Auditor General Eugene DePasquale estimated in 2013 that tolls would jump 576 percent over 50 years, from 5.9 cents per mile in 2007 to 40 cents per mile in 2057. For the average customer, a cross-state trip of the future will cost about $144 in tolls.

At an average cost of $25 million a mile, projects funded by tolls replace road features like shoulders, guide rails and medians, widen roadways from four lanes to six and rebuild and expand the roads themselves. DeFebo said it’s taken about 15 years to finish about 120 miles of construction, and they still have about 330 more miles remaining.
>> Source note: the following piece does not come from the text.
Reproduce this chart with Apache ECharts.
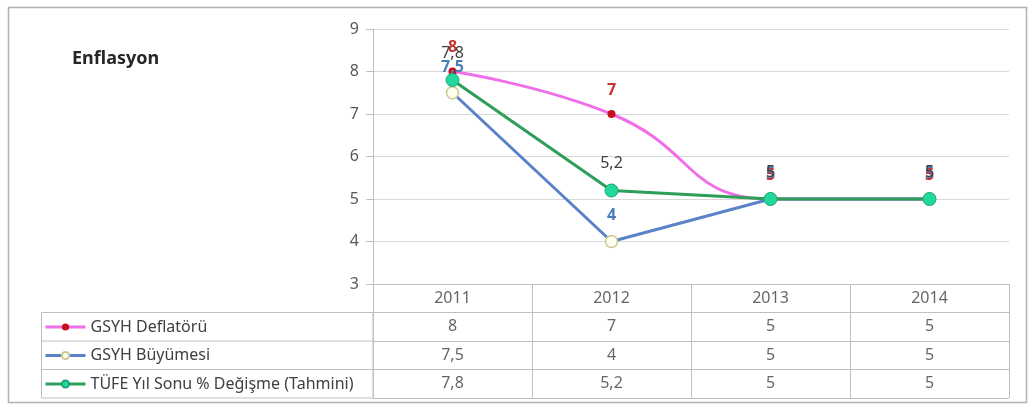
<!DOCTYPE html>
<html>
<head>
<meta charset="utf-8">
<script src="https://cdn.jsdelivr.net/npm/echarts@6/dist/echarts.min.js"></script>
<style>
	html, body { margin: 0; padding: 0; background: #fff; }
	#main { width: 1029px; height: 405px; }
</style>
</head>
<body>
<div id="main"></div>
<script>
// 数据
var years = ['2011', '2012', '2013', '2014'];
var deflator = [8, 7, 5, 5];
var buyume = [7.5, 4, 5, 5];
var tufe = [7.8, 5.2, 5, 5];
var seriesNames = ['GSYH Deflatörü', 'GSYH Büyümesi', 'TÜFE Yıl Sonu % Değişme (Tahmini)'];
var yMin = 3, yMax = 9, yStep = 1;

// 逗号小数
function fmt(v) {
	return String(v).replace('.', ',');
}

// 表格单元格
var tableCells = [];
years.forEach(function(y, i) {
	tableCells.push([i, 0, y]);
});
[deflator, buyume, tufe].forEach(function(arr, r) {
	arr.forEach(function(v, i) {
		tableCells.push([i, r + 1, fmt(v)]);
	});
});

var font = 'Noto Sans';
var gridLeft = 373, gridRight = 20, plotTop = 29, tableTop = 284, tableBottom = 7;
var rowH = (405 - tableTop - tableBottom) / 4;

var myChart = echarts.init(document.getElementById('main'));
var option = {
	animation: false,
	textStyle: { fontFamily: font },
	title: {
		text: 'Enflasyon',
		left: 72,
		top: 50,
		padding: 0,
		textStyle: { fontSize: 18, fontWeight: 'bold', color: '#262626', fontFamily: font }
	},
	legend: {
		data: seriesNames,
		orient: 'vertical',
		left: 44,
		top: tableTop + rowH + 6,
		padding: 0,
		itemWidth: 40,
		itemHeight: 9,
		itemGap: rowH - 17,
		selectedMode: false,
		lineStyle: { width: 3 },
		textStyle: { fontSize: 16, color: '#404040', lineHeight: 17, fontFamily: font }
	},
	grid: [{
		left: gridLeft, right: gridRight, top: plotTop, bottom: 405 - tableTop
	}, {
		left: gridLeft, right: gridRight, top: tableTop, bottom: tableBottom
	}],
	xAxis: [{
		type: 'category',
		data: years,
		boundaryGap: true,
		axisLine: { lineStyle: { color: '#bfbfbf' } },
		axisTick: { show: false },
		axisLabel: { show: false }
	}, {
		type: 'category',
		gridIndex: 1,
		data: years,
		boundaryGap: true,
		axisLine: { show: false },
		axisTick: { show: false },
		axisLabel: { show: false },
		splitLine: { show: true, lineStyle: { color: '#bfbfbf' } }
	}],
	yAxis: [{
		type: 'value',
		min: yMin,
		max: yMax,
		interval: yStep,
		axisLine: { show: true, lineStyle: { color: '#bfbfbf' } },
		axisTick: { show: true, length: 7, lineStyle: { color: '#bfbfbf' } },
		axisLabel: { fontSize: 16, color: '#595959', margin: 14, fontFamily: font },
		splitLine: { lineStyle: { color: '#d9d9d9' } }
	}, {
		type: 'category',
		gridIndex: 1,
		inverse: true,
		data: ['h', 'a', 'b', 'c'],
		axisLine: { show: false },
		axisTick: { show: false },
		axisLabel: { show: false },
		splitLine: { show: true, lineStyle: { color: '#bfbfbf' } }
	}],
	series: [{
		name: seriesNames[0],
		type: 'line',
		data: deflator,
		smooth: 0.5,
		symbol: 'circle',
		symbolSize: 8,
		lineStyle: { color: '#ee6fe8', width: 3 },
		itemStyle: { color: '#c8101e' },
		label: {
			show: true, position: 'top', distance: 12,
			color: '#c8322e', fontWeight: 'bold', fontSize: 16,
			formatter: function(p) { return fmt(p.value); }
		}
	}, {
		name: seriesNames[1],
		type: 'line',
		data: buyume,
		symbol: 'circle',
		symbolSize: 12,
		lineStyle: { color: '#5a82c8', width: 3 },
		itemStyle: { color: '#fffff2', borderColor: '#c9c98f', borderWidth: 1.5 },
		label: {
			show: true, position: 'top', distance: 11,
			color: '#4a7ebb', fontWeight: 'bold', fontSize: 16,
			formatter: function(p) { return fmt(p.value); }
		}
	}, {
		name: seriesNames[2],
		type: 'line',
		data: tufe,
		symbol: 'circle',
		symbolSize: 13,
		lineStyle: { color: '#2e9e58', width: 3 },
		itemStyle: { color: '#22d99d', borderColor: '#18a874', borderWidth: 1 },
		label: {
			show: true, position: 'top', distance: 12,
			color: '#404040', fontSize: 16,
			formatter: function(p) { return fmt(p.value); }
		}
	}, {
		type: 'scatter',
		xAxisIndex: 1,
		yAxisIndex: 1,
		data: tableCells,
		symbolSize: 1,
		silent: true,
		itemStyle: { color: 'rgba(0,0,0,0)' },
		label: {
			show: true, position: 'inside', fontSize: 16, color: '#404040',
			formatter: function(p) { return p.value[2]; }
		}
	}],
	graphic: [{
		type: 'rect',
		shape: { x: 8.5, y: 7.5, width: 1018, height: 395 },
		style: { fill: null, stroke: '#b0b0b0', lineWidth: 1.5 },
		silent: true
	}, {
		type: 'rect',
		shape: { x: 41.5, y: tableTop + rowH, width: gridLeft - 41.5, height: rowH * 3 },
		style: { fill: null, stroke: '#bfbfbf', lineWidth: 1 },
		silent: true
	}, {
		type: 'line',
		shape: { x1: 41.5, y1: tableTop + rowH * 2, x2: gridLeft, y2: tableTop + rowH * 2 },
		style: { stroke: '#bfbfbf', lineWidth: 1 },
		silent: true
	}, {
		type: 'line',
		shape: { x1: 41.5, y1: tableTop + rowH * 3, x2: gridLeft, y2: tableTop + rowH * 3 },
		style: { stroke: '#bfbfbf', lineWidth: 1 },
		silent: true
	}]
};
myChart.setOption(option);
</script>
</body>
</html>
“The Pennsylvania Turnpike this year celebrates its 75th birthday and that’s certainly an honor, but it brings with it the great challenge," he said. "The road was built to last basically 50 years.”

The turnpike is like a home, he said.

“There’s maintenance that has to happen, and at some point, you have to tear the house down and start from scratch."

Compton said the commission has transferred $4.75 billion to the Commonwealth for off-turnpike transportation improvements since 2007.